Scientists from Johns Hopkins and the University of Wisconsin have discovered that a protein called Sir2, which is found in nearly all living cells, has a new function that might help explain how calorie restriction can increase lifespans for some animals, the scientists say. Their report appeared in the Dec. 20, 2002, issue of Science.
A number of laboratories have shown that restricting total calorie intake extends the lifespans of organisms ranging from yeast to laboratory animals. Others have shown that this effect requires Sir2's protein family, called sirtuins, and increased cellular respiration, which is the process of using oxygen to convert calories into energy.
Studying bacteria, the Johns Hopkins-Wisconsin team has discovered that sirtuin controls the enzyme that converts acetate, a source of calories, into acetyl-CoA, a key component of cellular respiration.

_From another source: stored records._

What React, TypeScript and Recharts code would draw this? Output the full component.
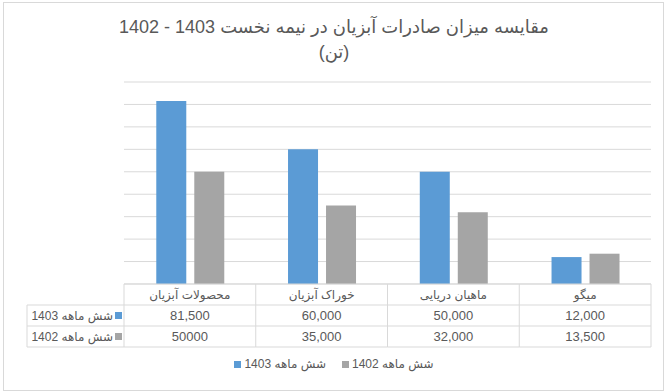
import { BarChart, Bar, XAxis, YAxis, CartesianGrid, Legend } from "recharts";

const categories = ["محصولات آبزیان", "خوراک آبزیان", "ماهیان دریایی", "میگو"];
const values1403 = [81500, 60000, 50000, 12000];
const values1402 = [50000, 35000, 32000, 13500];
const labels1403 = ["81,500", "60,000", "50,000", "12,000"];
const labels1402 = ["50000", "35,000", "32,000", "13,500"];
const yTicks = [0, 10000, 20000, 30000, 40000, 50000, 60000, 70000, 80000, 90000];

const seriesNames = ["شش ماهه 1403", "شش ماهه 1402"];
const titleLine1 = "مقایسه میزان صادرات آبزیان در نیمه نخست 1403 - 1402";
const titleLine2 = "(تن)";

const BLUE = "#5B9BD5";
const GRAY = "#A5A5A5";
const LINE = "#d9d9d9";
const TEXT = "#595959";
const FONT = "'Liberation Sans', 'DejaVu Sans', Arial, sans-serif";

const PLOT_LEFT = 124;
const PLOT_RIGHT = 651;
const PLOT_TOP = 82;
const BASE_Y = 284;
const COL_W = (PLOT_RIGHT - PLOT_LEFT) / categories.length;
const ROW_H = 21;
const LABEL_LEFT = 27;

const data = categories.map((name, i) => ({
  name,
  v1403: values1403[i],
  v1402: values1402[i],
}));

function TableTick(props: any) {
  const { x, index } = props;
  const left = x - COL_W / 2;
  const right = left + COL_W;
  const rows = [labels1403[index], labels1402[index]];
  const y0 = BASE_Y;
  return (
    <g fontFamily={FONT}>
      {index === 0 && (
        <g>
          <line x1={left} y1={y0} x2={left} y2={y0 + ROW_H * 3} stroke={LINE} />
          <line x1={LABEL_LEFT} y1={y0 + ROW_H} x2={left} y2={y0 + ROW_H} stroke={LINE} />
          <line x1={LABEL_LEFT} y1={y0 + ROW_H * 2} x2={left} y2={y0 + ROW_H * 2} stroke={LINE} />
          <line x1={LABEL_LEFT} y1={y0 + ROW_H * 3} x2={left} y2={y0 + ROW_H * 3} stroke={LINE} />
          <line x1={LABEL_LEFT} y1={y0 + ROW_H} x2={LABEL_LEFT} y2={y0 + ROW_H * 3} stroke={LINE} />
          {seriesNames.map((s, r) => (
            <g key={s}>
              <text
                x={113}
                y={y0 + ROW_H * (r + 1) + 15}
                fontSize={12}
                fill={TEXT}
                direction="rtl"
                textAnchor="start"
              >
                {s}
              </text>
              <rect
                x={115}
                y={y0 + ROW_H * (r + 1) + 7}
                width={7}
                height={7}
                fill={r === 0 ? BLUE : GRAY}
              />
            </g>
          ))}
        </g>
      )}
      <line x1={right} y1={y0} x2={right} y2={y0 + ROW_H * 3} stroke={LINE} />
      <line x1={left} y1={y0 + ROW_H} x2={right} y2={y0 + ROW_H} stroke={LINE} />
      <line x1={left} y1={y0 + ROW_H * 2} x2={right} y2={y0 + ROW_H * 2} stroke={LINE} />
      <line x1={left} y1={y0 + ROW_H * 3} x2={right} y2={y0 + ROW_H * 3} stroke={LINE} />
      <text x={x} y={y0 + 15} fontSize={12} fill={TEXT} textAnchor="middle">
        {categories[index]}
      </text>
      {rows.map((t, r) => (
        <text
          key={r}
          x={x}
          y={y0 + ROW_H * (r + 1) + 15}
          fontSize={13}
          fill={TEXT}
          textAnchor="middle"
        >
          {t}
        </text>
      ))}
    </g>
  );
}

function LegendContent() {
  return (
    <div
      style={{
        display: "flex",
        justifyContent: "center",
        gap: 16,
        fontFamily: FONT,
        fontSize: 12,
        color: TEXT,
      }}
    >
      {seriesNames.map((s, i) => (
        <div key={s} style={{ display: "flex", alignItems: "center", gap: 3 }}>
          <span
            style={{
              display: "inline-block",
              width: 7,
              height: 7,
              background: i === 0 ? BLUE : GRAY,
            }}
          />
          <span dir="rtl">{s}</span>
        </div>
      ))}
    </div>
  );
}

export default function App() {
  return (
    <div
      style={{
        position: "absolute",
        left: 0,
        top: 0,
        width: 668,
        height: 392,
        background: "#fff",
        fontFamily: FONT,
      }}
    >
      <div
        style={{
          position: "absolute",
          left: 3,
          top: 2,
          width: 659,
          height: 387,
          border: `1px solid ${LINE}`,
        }}
      />
      <div
        dir="rtl"
        style={{
          position: "absolute",
          top: 15,
          left: 0,
          width: 668,
          textAlign: "center",
          fontSize: 18,
          lineHeight: "25px",
          color: TEXT,
        }}
      >
        <div>{titleLine1}</div>
        <div>{titleLine2}</div>
      </div>
      <BarChart
        width={668}
        height={392}
        data={data}
        margin={{ top: PLOT_TOP, right: 668 - PLOT_RIGHT, bottom: 392 - BASE_Y - 1, left: PLOT_LEFT }}
        barCategoryGap="24.5%"
        barGap={8}
        style={{ position: "absolute", left: 0, top: 0 }}
      >
        <CartesianGrid vertical={false} stroke={LINE} />
        <YAxis hide domain={[0, 90000]} ticks={yTicks} interval={0} width={0} />
        <XAxis
          dataKey="name"
          height={1}
          axisLine={{ stroke: LINE }}
          tickLine={false}
          tick={(p: any) => <TableTick {...p} />}
          interval={0}
        />
        <Legend
          verticalAlign="middle"
          content={<LegendContent />}
          wrapperStyle={{ position: "absolute", top: 357, left: 0, width: 668 }}
        />
        <Bar dataKey="v1403" name={seriesNames[0]} fill={BLUE} isAnimationActive={false} />
        <Bar dataKey="v1402" name={seriesNames[1]} fill={GRAY} isAnimationActive={false} />
      </BarChart>
    </div>
  );
}
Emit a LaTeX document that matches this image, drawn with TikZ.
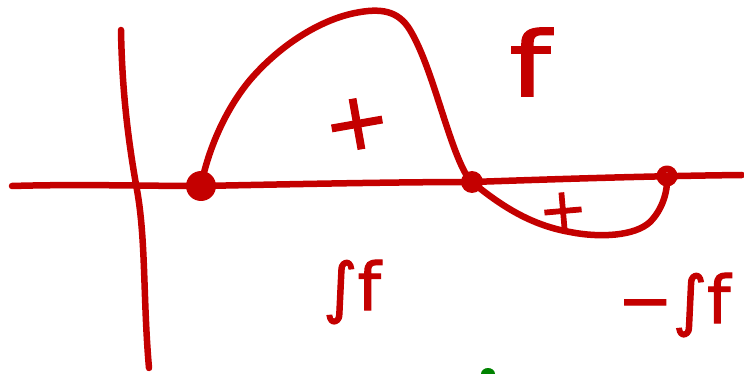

"Sirtuins are highly conserved across species, but this is a never before described ability of the protein," says Jef Boeke, professor of molecular biology and genetics at Johns Hopkins' Institute for Basic Biomedical Sciences. "If sirtuins modify this enzyme in other organisms, turning on production of acetyl-CoA, it could help explain why restricting regular sources of calories--sugars and fats--leads to extended lifespan in many kinds of organisms."
Identified in all living creatures, including single-celled organisms like bacteria and yeast, sirtuin proteins previously were known to play an important role in keeping regions of chromosomes turned off. By modifying the histone proteins that keep DNA tightly coiled, sirtuins prevent certain regions of chromosomes from being exposed to cells' DNA-reading machinery.
Sirtuin's new role in bacteria involves the same modification as its interaction with histone--removing an acetyl group, a "decoration" added to a protein's sequence (like phosphate)--but the targeted protein is involved in producing energy, not controlling chromosomes.
Normally, cells can survive by using many different molecules as sources of energy--potent sources like fats or sugars, or even relatively energy-poor molecules like acetate.
However, Jorge Escalante-Semerena and Vincent Starai of the University of Wisconsin created a strain of bacteria missing its sirtuin protein and noticed that it couldn't live on acetate. Boeke had previously noticed that yeast without sirtuin had the same problem, so the researchers dug deeper.
They discovered that the sirtuin protein in bacteria is a crucial modifier of an enzyme known as acetyl-CoA synthetase, which converts acetate into acetyl-CoA in a two-step process. Acetyl-CoA then can directly fuel the citric acid cycle, the central energy-producing step in cellular respiration.
"This is a completely new target for the sirtuin protein," says Boeke, who has been studying "transcriptional silencing"--sirtuin's previously known role--for some time. "Converting acetate isn't the cell's only way of making acetyl-CoA, but when acetate is the major energy source, it's crucial. Now we have to check for this role in other organisms."
The Wisconsin researchers found that sirtuin activates the first step of acetate's conversion, and Boeke and Johns Hopkins' Robert Cole and Ivana Celic figured out that sirtuin does so by removing an acetyl group from a lysine in the enzyme's active site.
While bacteria and yeast are both single-celled critters, yeast are much more closely related to animals, including humans, than are bacteria. If the yeast version of sirtuin also modifies the newly identified target, that would more likely reflect the protein's role in animals and would more formally link the protein to lifespan extension, at least for yeast. The effect of calorie restriction on the lifespan of bacteria has not been established.
The studies were funded by the National Institutes of Health, and the Jerome Stefaniak and Pfizer Predoctoral Fellowships (to Starai). The Johns Hopkins Mass Spectrometry facility is funded by the National Center for Research Resources, the Johns Hopkins Fund for Medical Discovery and the Johns Hopkins Institute for Cell Engineering. Authors on the paper are Starai and Escalante-Semerena of Wisconsin; and Celic, Cole and Boeke of the Johns Hopkins School of Medicine.